[DATASET SECTION]

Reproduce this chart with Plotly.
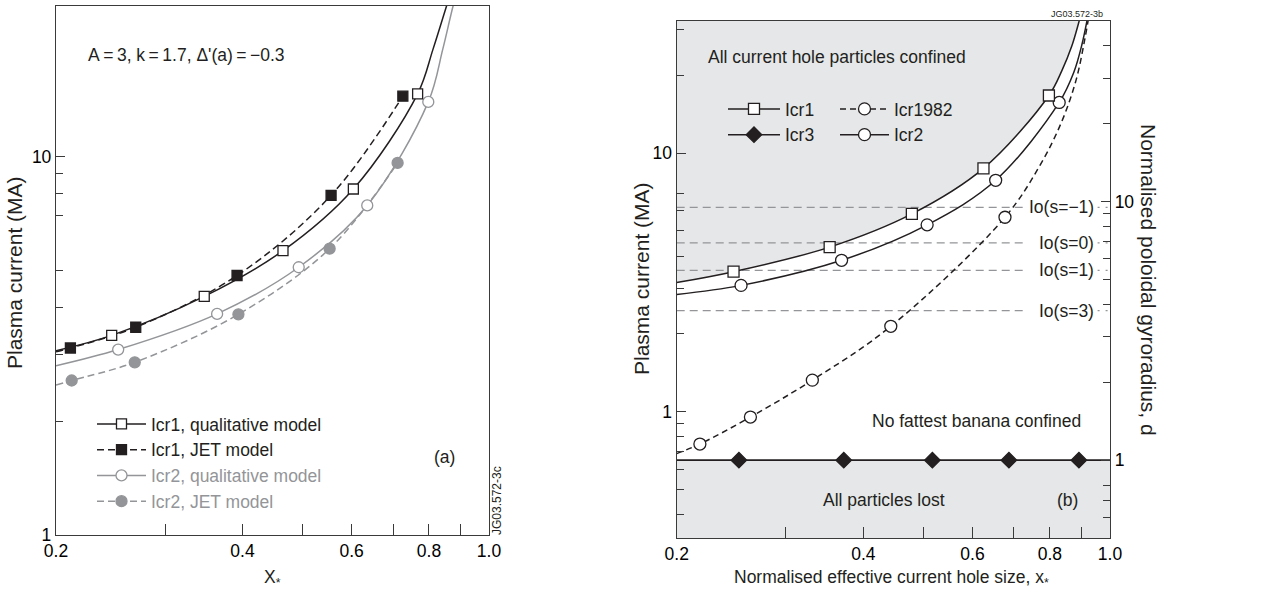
import math
import plotly.graph_objects as go

# ---------------- Panel (a) data ----------------
A_ICR1_Q_X = [0.246, 0.347, 0.465, 0.604, 0.767]
A_ICR1_Q_Y = [3.37, 4.27, 5.64, 8.21, 14.65]
A_ICR1_J_X = [0.211, 0.269, 0.392, 0.556, 0.726]
A_ICR1_J_Y = [3.12, 3.54, 4.85, 7.90, 14.44]
A_ICR2_Q_X = [0.252, 0.364, 0.493, 0.636, 0.798]
A_ICR2_Q_Y = [3.09, 3.84, 5.10, 7.43, 13.95]
A_ICR2_J_X = [0.212, 0.268, 0.394, 0.553, 0.712]
A_ICR2_J_Y = [2.56, 2.86, 3.83, 5.71, 9.62]

# points
A_ICR1_Q_CX = [0.2, 0.246, 0.347, 0.465, 0.604, 0.767, 0.812, 0.854, 0.871]
A_ICR1_Q_CY = [3.07, 3.37, 4.27, 5.64, 8.21, 14.65, 19.2, 25.0, 27.7]
A_ICR1_J_CX = [0.2, 0.211, 0.269, 0.392, 0.556, 0.726]
A_ICR1_J_CY = [3.05, 3.12, 3.54, 4.85, 7.90, 14.44]
A_ICR2_Q_CX = [0.2, 0.252, 0.364, 0.493, 0.636, 0.798, 0.842, 0.875, 0.891]
A_ICR2_Q_CY = [2.80, 3.09, 3.84, 5.10, 7.43, 13.95, 19.2, 25.0, 27.7]
A_ICR2_J_CX = [0.2, 0.212, 0.268, 0.394, 0.553, 0.712]
A_ICR2_J_CY = [2.49, 2.56, 2.86, 3.83, 5.71, 9.62]

# ---------------- Panel (b) data ----------------
B_ICR1_X = [0.247, 0.353, 0.479, 0.625, 0.797]
B_ICR1_Y = [3.48, 4.33, 5.82, 8.73, 16.7]
B_ICR2_X = [0.254, 0.369, 0.507, 0.654, 0.828]
B_ICR2_Y = [3.08, 3.85, 5.28, 7.85, 15.7]
B_ICR1982_X = [0.218, 0.263, 0.331, 0.443, 0.677]
B_ICR1982_Y = [0.75, 0.954, 1.325, 2.14, 5.65]
B_ICR3_X = [0.252, 0.372, 0.517, 0.687, 0.891]
B_ICR3_LEVEL = 0.65

B_ICR1_CX = [0.2, 0.247, 0.353, 0.479, 0.625, 0.797, 0.836, 0.868, 0.894, 0.906]
B_ICR1_CY = [3.16, 3.48, 4.33, 5.82, 8.73, 16.7, 20.8, 26.0, 33.1, 37.1]
B_ICR2_CX = [0.2, 0.254, 0.369, 0.507, 0.654, 0.828, 0.874, 0.901, 0.922]
B_ICR2_CY = [2.84, 3.08, 3.85, 5.28, 7.85, 15.7, 20.5, 26.3, 34.3]
B_ICR1982_CX = [0.2, 0.218, 0.263, 0.331, 0.443, 0.677, 0.771, 0.836, 0.882, 0.911, 0.932]
B_ICR1982_CY = [0.689, 0.75, 0.954, 1.325, 2.14, 5.65, 8.97, 13.25, 19.24, 27.7, 38.1]

IO_LABELS = ["Io(s=\u22121)", "Io(s=0)", "Io(s=1)", "Io(s=3)"]
IO_VALUES = [6.17, 4.50, 3.52, 2.46]
IO_X_RANGE = [0.2, 0.735]
IO_CONNECT_X = [0.955, 1.0]

X_TICKS = [0.2, 0.3, 0.4, 0.5, 0.6, 0.7, 0.8, 0.9, 1.0]
X_TICKTEXT = ["0.2", "", "0.4", "", "0.6", "", "0.8", "", "1.0"]
A_Y_RANGE = [1, 25]
A_Y_MINOR = [2, 3, 4, 5, 7, 8, 9]
B_Y_RANGE = [0.325, 32.5]
B_Y_MINOR = [0.4, 0.5, 0.6, 0.7, 0.8, 0.9, 2, 3, 4, 5, 6, 7, 20, 30]
D_FACTOR = 1 / 0.65
D_MINOR = [0.6, 0.7, 0.8, 2, 3, 4, 5, 6, 7, 8, 9, 20, 30, 40]
FILL_TOP = 60
FILL_BOTTOM = 0.2

BLACK = "#231f20"
GREY = "#939598"
FILL = "#e6e7e8"
AXIS = "#3a3a3a"
FONT = "Liberation Sans, Arial, sans-serif"
FS = 17.5
W, H = 1278, 593

def px(x):
    return x / W

def py(y):
    return 1 - y / H

fig = go.Figure()

DASH = "7px,4px"

def curve(x, y, color, dash, xa="x", ya="y"):
    fig.add_trace(go.Scatter(x=x, y=y, mode="lines", xaxis=xa, yaxis=ya,
                             line=dict(color=color, width=1.5, dash=dash, shape="spline", smoothing=1.0),
                             showlegend=False, hoverinfo="skip"))

def marks(x, y, symbol, fill, edge, size, xa="x", ya="y"):
    fig.add_trace(go.Scatter(x=x, y=y, mode="markers", xaxis=xa, yaxis=ya,
                             marker=dict(symbol=symbol, size=size, color=fill,
                                         line=dict(color=edge, width=1.3)),
                             showlegend=False, hoverinfo="skip"))

def legend_item(name, color, dash, symbol, fill, edge, size, legend, xa="x", ya="y"):
    fig.add_trace(go.Scatter(x=[None], y=[None], mode="lines+markers", xaxis=xa, yaxis=ya,
                             name=name, legend=legend,
                             line=dict(color=color, width=1.5, dash=dash),
                             marker=dict(symbol=symbol, size=size, color=fill,
                                         line=dict(color=edge, width=1.3))))

# ---------------- panel (a) ----------------
curve(A_ICR2_J_CX, A_ICR2_J_CY, GREY, DASH)
curve(A_ICR2_Q_CX, A_ICR2_Q_CY, GREY, "solid")
curve(A_ICR1_J_CX, A_ICR1_J_CY, BLACK, DASH)
curve(A_ICR1_Q_CX, A_ICR1_Q_CY, BLACK, "solid")
marks(A_ICR2_J_X, A_ICR2_J_Y, "circle", GREY, GREY, 11)
marks(A_ICR2_Q_X, A_ICR2_Q_Y, "circle", "white", GREY, 11)
marks(A_ICR1_J_X, A_ICR1_J_Y, "square", BLACK, BLACK, 10)
marks(A_ICR1_Q_X, A_ICR1_Q_Y, "square", "white", BLACK, 10)

legend_item("Icr1, qualitative model", BLACK, "solid", "square", "white", BLACK, 10, "legend")
legend_item("Icr1, JET model", BLACK, DASH, "square", BLACK, BLACK, 10, "legend")
legend_item('<span style="color:%s">Icr2, qualitative model</span>' % GREY, GREY, "solid", "circle", "white", GREY, 11, "legend")
legend_item('<span style="color:%s">Icr2, JET model</span>' % GREY, GREY, DASH, "circle", GREY, GREY, 11, "legend")

# ---------------- panel (b) ----------------
fig.add_trace(go.Scatter(x=[B_ICR1_CX[0], B_ICR1_CX[-1]], y=[FILL_TOP, FILL_TOP], mode="lines",
                         xaxis="x2", yaxis="y2", line=dict(width=0, color=FILL),
                         showlegend=False, hoverinfo="skip"))
fig.add_trace(go.Scatter(x=B_ICR1_CX, y=B_ICR1_CY, mode="lines", xaxis="x2", yaxis="y2",
                         line=dict(width=0, color=FILL, shape="spline", smoothing=1.0),
                         fill="tonexty", fillcolor=FILL, showlegend=False, hoverinfo="skip"))
fig.add_trace(go.Scatter(x=[X_TICKS[0], X_TICKS[-1]], y=[FILL_BOTTOM, FILL_BOTTOM], mode="lines",
                         xaxis="x2", yaxis="y2", line=dict(width=0, color=FILL),
                         showlegend=False, hoverinfo="skip"))
fig.add_trace(go.Scatter(x=[X_TICKS[0], X_TICKS[-1]], y=[B_ICR3_LEVEL, B_ICR3_LEVEL], mode="lines",
                         xaxis="x2", yaxis="y2", line=dict(width=0, color=FILL),
                         fill="tonexty", fillcolor=FILL, showlegend=False, hoverinfo="skip"))

for v in IO_VALUES:
    fig.add_trace(go.Scatter(x=IO_X_RANGE, y=[v, v], mode="lines", xaxis="x2", yaxis="y2",
                             line=dict(color=GREY, width=1.3, dash="8px,5px"),
                             showlegend=False, hoverinfo="skip"))
    fig.add_trace(go.Scatter(x=IO_CONNECT_X, y=[v, v], mode="lines", xaxis="x2", yaxis="y2",
                             line=dict(color=GREY, width=1.2, dash="2px,6px"),
                             showlegend=False, hoverinfo="skip"))

curve(B_ICR1982_CX, B_ICR1982_CY, BLACK, "6px,4px", "x2", "y2")
curve(B_ICR2_CX, B_ICR2_CY, BLACK, "solid", "x2", "y2")
curve(B_ICR1_CX, B_ICR1_CY, BLACK, "solid", "x2", "y2")
fig.add_trace(go.Scatter(x=[X_TICKS[0], X_TICKS[-1]], y=[B_ICR3_LEVEL, B_ICR3_LEVEL], mode="lines",
                         xaxis="x2", yaxis="y2", line=dict(color=BLACK, width=1.6),
                         showlegend=False, hoverinfo="skip"))
marks(B_ICR1982_X, B_ICR1982_Y, "circle", "white", BLACK, 12, "x2", "y2")
marks(B_ICR2_X, B_ICR2_Y, "circle", "white", BLACK, 12, "x2", "y2")
marks(B_ICR1_X, B_ICR1_Y, "square", "white", BLACK, 11, "x2", "y2")
marks(B_ICR3_X, [B_ICR3_LEVEL] * len(B_ICR3_X), "diamond", BLACK, BLACK, 12, "x2", "y2")

legend_item("Icr1", BLACK, "solid", "square", "white", BLACK, 11, "legend2", "x2", "y2")
legend_item("Icr3", BLACK, "solid", "diamond", BLACK, BLACK, 12, "legend2", "x2", "y2")
legend_item("Icr1982", BLACK, "6px,4px", "circle", "white", BLACK, 12, "legend3", "x2", "y2")
legend_item("Icr2", BLACK, "solid", "circle", "white", BLACK, 12, "legend3", "x2", "y2")

fig.add_trace(go.Scatter(x=[0.5], y=[1], xaxis="x2", yaxis="y3", mode="markers",
                         marker=dict(opacity=0), showlegend=False, hoverinfo="skip"))

tickfont = dict(family=FONT, size=FS, color="black")

def xaxis(domain, anchor):
    return dict(domain=domain, anchor=anchor, type="log",
                range=[math.log10(X_TICKS[0]), math.log10(X_TICKS[-1])],
                tickmode="array", tickvals=X_TICKS, ticktext=X_TICKTEXT,
                ticks="inside", ticklen=11, tickwidth=1.2, tickcolor=AXIS,
                showline=True, linecolor=AXIS, linewidth=1.3, mirror=True,
                showgrid=False, zeroline=False, tickfont=tickfont, automargin=False)

def logy(domain, anchor, rng, minor, side="left", overlaying=None, mirror=True):
    d = dict(domain=domain, anchor=anchor, type="log",
             range=[math.log10(rng[0]), math.log10(rng[1])],
             tickmode="array", tickvals=[1, 10], ticktext=["1", "10"],
             ticks="inside", ticklen=9, tickwidth=1.2, tickcolor=AXIS,
             minor=dict(tickmode="array", tickvals=minor, ticks="inside", ticklen=7,
                        tickwidth=1.1, tickcolor=AXIS, showgrid=False),
             showline=True, linecolor=AXIS, linewidth=1.3, mirror=mirror, side=side,
             showgrid=False, zeroline=False, tickfont=tickfont, automargin=False)
    if overlaying:
        d["overlaying"] = overlaying
    return d

A_XD = [px(56), px(489)]
A_YD = [py(535), py(6)]
B_XD = [px(676.7), px(1110)]
B_YD = [py(538), py(20.7)]

legfont = dict(family=FONT, size=FS, color=BLACK)
leg_common = dict(xanchor="left", yanchor="top", bgcolor="rgba(0,0,0,0)", font=legfont,
                  traceorder="normal", borderwidth=0)

fig.update_layout(
    width=W, height=H, margin=dict(l=0, r=0, t=0, b=0, autoexpand=False),
    paper_bgcolor="white", plot_bgcolor="rgba(0,0,0,0)",
    xaxis=xaxis(A_XD, "y"),
    yaxis=logy(A_YD, "x", A_Y_RANGE, A_Y_MINOR),
    xaxis2=xaxis(B_XD, "y2"),
    yaxis2=logy(B_YD, "x2", B_Y_RANGE, B_Y_MINOR, mirror=False),
    yaxis3=logy(B_YD, "x2", [B_Y_RANGE[0] * D_FACTOR, B_Y_RANGE[1] * D_FACTOR], D_MINOR,
                side="right", overlaying="y2", mirror=False),
    legend=dict(x=px(92), y=py(406), itemwidth=49, **leg_common),
    legend2=dict(x=px(723), y=py(91), itemwidth=52, **leg_common),
    legend3=dict(x=px(835), y=py(91), itemwidth=49, **leg_common),
    showlegend=True,
)

ann = []
def text(t, x, y, xanchor="center", yanchor="middle", size=FS, angle=0, color=BLACK,
         xref="paper", yref="paper"):
    ann.append(dict(text=t, x=x, y=y, xref=xref, yref=yref, xanchor=xanchor, yanchor=yanchor,
                    showarrow=False, textangle=angle, font=dict(family=FONT, size=size, color=color)))

T = "\u2009"
text("A" + T + "=" + T + "3, k" + T + "=" + T + "1.7, \u0394'(a)" + T + "=" + T + "\u22120.3",
     px(86), py(55), xanchor="left")
text("(a)", px(445), py(457))
text("JG03.572-3c", px(497), py(501), size=12, angle=-90)
text("X<sub>*</sub>", px(272), py(578))
text("Plasma current (MA)", px(15), py(273), size=21, angle=-90)

text("Plasma current (MA)", px(641), py(279), size=21, angle=-90)
text("Normalised poloidal gyroradius, d", px(1148), py(280), size=21, angle=90)
text("Normalised effective current hole size, x<sub>*</sub>", px(891), py(578))
text("All current hole particles confined", px(706), py(57), xanchor="left")
text("No fattest banana confined", px(870), py(421), xanchor="left")
text("All particles lost", px(821), py(500), xanchor="left")
text("(b)", px(1067), py(500))
text("JG03.572-3b", px(1105), py(14), xanchor="right", size=9)
for lab, v in zip(IO_LABELS, IO_VALUES):
    text(lab, px(1096), math.log10(v), xanchor="right", yref="y2")

fig.update_layout(annotations=ann)
fig.write_html("out.html")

[THE PROBLEM] Copy exactly the lines running from the beginning of the listing through the line that has "A_ICR2_J_Y = [2.56, 2.86, 3.83, 5.71, 9.62]". Drop the pictures.

[RESPONSE BELOW]
Reproduce this chart with Plotly.
import math
import plotly.graph_objects as go

# ---------------- Panel (a) data ----------------
A_ICR1_Q_X = [0.246, 0.347, 0.465, 0.604, 0.767]
A_ICR1_Q_Y = [3.37, 4.27, 5.64, 8.21, 14.65]
A_ICR1_J_X = [0.211, 0.269, 0.392, 0.556, 0.726]
A_ICR1_J_Y = [3.12, 3.54, 4.85, 7.90, 14.44]
A_ICR2_Q_X = [0.252, 0.364, 0.493, 0.636, 0.798]
A_ICR2_Q_Y = [3.09, 3.84, 5.10, 7.43, 13.95]
A_ICR2_J_X = [0.212, 0.268, 0.394, 0.553, 0.712]
A_ICR2_J_Y = [2.56, 2.86, 3.83, 5.71, 9.62]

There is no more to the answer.